The 731-foot (57-storey) Toronto Dominion bank tower pictured above is an example of his work. The ground floor consists of an exposed concrete core with enormous plate glass windows. The effect is austere, but strangely calm and elegant in its way. There is a kind of beauty in the modernist skyscraper if it is done right.

The sides of the TD Tower are sheer, black, made of steel and the windows are also very large, and tinted black not only to blend in with the steel structure, but to minimize heat loss through the windows in winter and keep in the A/C in summer. The windows cannot be opened. The ceilings are 13 1/2 feet high, to accommodate all the cables and wires a modern office needs. These are hidden above a styrofoam "drop ceiling" with florescent lights.

In other words, exactly what every modern office has today. Mies van der Rohe invented this stuff in the 1950s. He was a visionary.

Problem is, geniuses aren't the norm and less imaginative architects imitated Mies. Builders encouraged the form because it was cheaper to build shapeless boxes for workers than actually design something complicated or beautiul. Mies did everything for a reason, and it shows in the touches he included in his buildings, like the railings he placed under windows so window washers could connect safety lines. He thought of everything.

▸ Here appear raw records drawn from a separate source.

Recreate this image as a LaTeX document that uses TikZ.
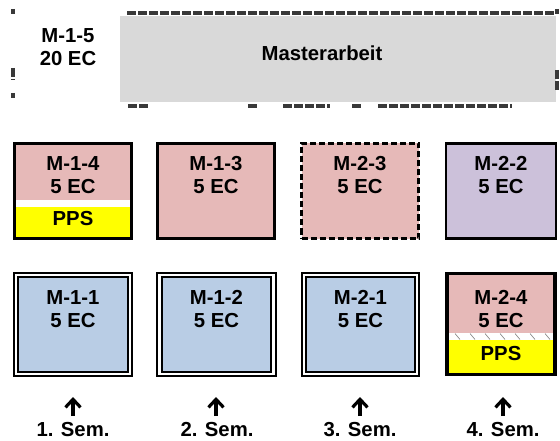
\documentclass[tikz,border=0pt]{standalone}
\usepackage{fontspec}
\setmainfont{Liberation Sans}
\usetikzlibrary{arrows.meta}
\definecolor{cpink}{HTML}{E6B9B8}
\definecolor{cblue}{HTML}{B9CDE5}
\definecolor{cpurple}{HTML}{CCC1DA}
\definecolor{cgray}{HTML}{D9D9D9}
\definecolor{cyel}{HTML}{FFFF00}
\tikzset{
  modbox/.style={draw=black, line width=2.6pt, inner sep=0pt, minimum width=117pt, minimum height=95pt},
  dblbox/.style={draw=black, line width=2pt, inner sep=0pt, minimum width=114pt, minimum height=99pt, fill=cblue,
     double=white, double distance=2.2pt},
  lbl/.style={font=\bfseries\fontsize{20.3}{23.5}\selectfont, align=center, inner sep=0pt},
  semlbl/.style={font=\bfseries\fontsize{20.3}{23}\selectfont, inner sep=0pt},
  semarrow/.style={line width=3.2pt, -{Straight Barb[length=8pt,width=15pt,line width=3.2pt]}},
  hatch/.style={draw=gray!45!black, line width=4pt, dash pattern=on 9pt off 2pt},
}
\begin{document}
\begin{tikzpicture}[x=1pt,y=-1pt]
\useasboundingbox (0,0) rectangle (560,441);
% top region
\fill[cgray] (120,16) rectangle (556,102);
\draw[hatch] (127,13.5) -- (554,13.5);
\draw[hatch] (128,106) -- (148,106);
\draw[hatch] (248,106) -- (258,106);
\draw[hatch] (283,106) -- (330,106);
\draw[hatch] (352,106) -- (362,106);
\draw[hatch] (378,106) -- (512,106);
\draw[hatch] (13,9) -- (13,14);
\draw[hatch] (13,68) -- (13,80);
\draw[hatch] (13,93) -- (13,98);
\draw[hatch] (557,9) -- (557,14);
\draw[hatch] (557,70) -- (557,90);
\node[lbl] (m15) at (68,47) {M-1-5\\20 EC};
\node[lbl] (ma) at (322,53) {Masterarbeit};
% row 2
\node[modbox, fill=cpink] (m14) at (73,191) {};
\fill[white] (14.5,200) rectangle (131.5,207);
\fill[cyel] (14.5,207) rectangle (131.5,238.5);
\draw[line width=2.6pt] (14.3,143.3) rectangle (131.7,238.7);
\node[lbl] (t14) at (73,175) {M-1-4\\5 EC};
\node[lbl] (pps1) at (73,219) {PPS};
\node[modbox, fill=cpink] (m13) at (216,191) {};
\node[lbl] (t13) at (216,175) {M-1-3\\5 EC};
\node[modbox, fill=cpink, dash pattern=on 6pt off 3pt] (m23) at (360,191) {};
\node[lbl] (t23) at (360,175) {M-2-3\\5 EC};
\node[modbox, fill=cpurple, minimum width=110pt] (m22) at (501,191) {};
\node[lbl] (t22) at (501,175) {M-2-2\\5 EC};
% row 3
\node[dblbox] (m11) at (73,324.5) {};
\node[lbl] (t11) at (73,309) {M-1-1\\5 EC};
\node[dblbox] (m12) at (216.5,324.5) {};
\node[lbl] (t12) at (216.5,309) {M-1-2\\5 EC};
\node[dblbox, minimum width=113pt] (m21) at (360.5,324.5) {};
\node[lbl] (t21) at (360.5,309) {M-2-1\\5 EC};
\node[modbox, fill=cpink, minimum width=110pt, minimum height=101pt] (m24) at (501,324) {};
\fill[white] (447.5,333) rectangle (554.5,340);
\fill[cyel] (447.5,340) rectangle (554.5,372.5);
\foreach \i in {0,...,6} {
  \draw[gray, line width=0.6pt] (455+\i*15,333.5) -- (460+\i*15,339.5);
}
\draw[line width=2.6pt] (447.3,273.7) rectangle (554.7,374.3);
\node[lbl] (t24) at (501,309) {M-2-4\\5 EC};
\node[lbl] (pps2) at (501,354) {PPS};
% semesters
\node[semlbl] (s1) at (73,430) {1. Sem.};
\node[semlbl] (s2) at (217,430) {2. Sem.};
\node[semlbl] (s3) at (360,430) {3. Sem.};
\node[semlbl] (s4) at (503,430) {4. Sem.};
\foreach \n/\x in {1/73,2/216,3/360,4/503} {
  \coordinate (b\n) at (\x,416);
  \coordinate (t\n) at (\x,397);
  \draw[semarrow] (b\n) -- (t\n);
}
\end{tikzpicture}
\end{document}
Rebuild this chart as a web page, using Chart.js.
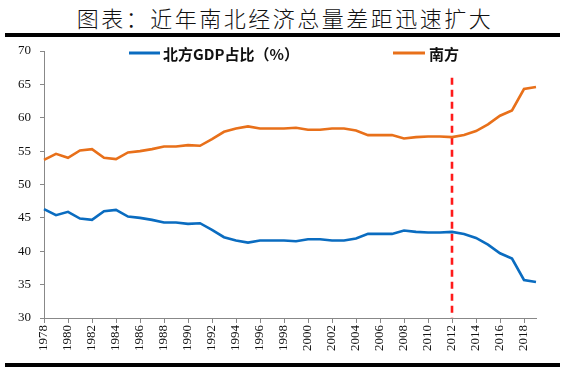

Those who imitated him... not so much.

Welcome to the era of the shapeless box. It wouldn't have been so terrible if it were not for the fact that many of the grand old dames — such as the Singer Building — were given the wrecking ball to clear the way for the boxes.



^Compared to the inactive 28-year period of 1932-1960, these five giants were completed in four years (1961-1965), and numerous structures of only slightly smaller stature were underway at the time.

Chase Manhattan Plaza, completed in 1961, was the first office building to surpass the amount of floor space contained in the GE Building since the GE building itself opened in 1933.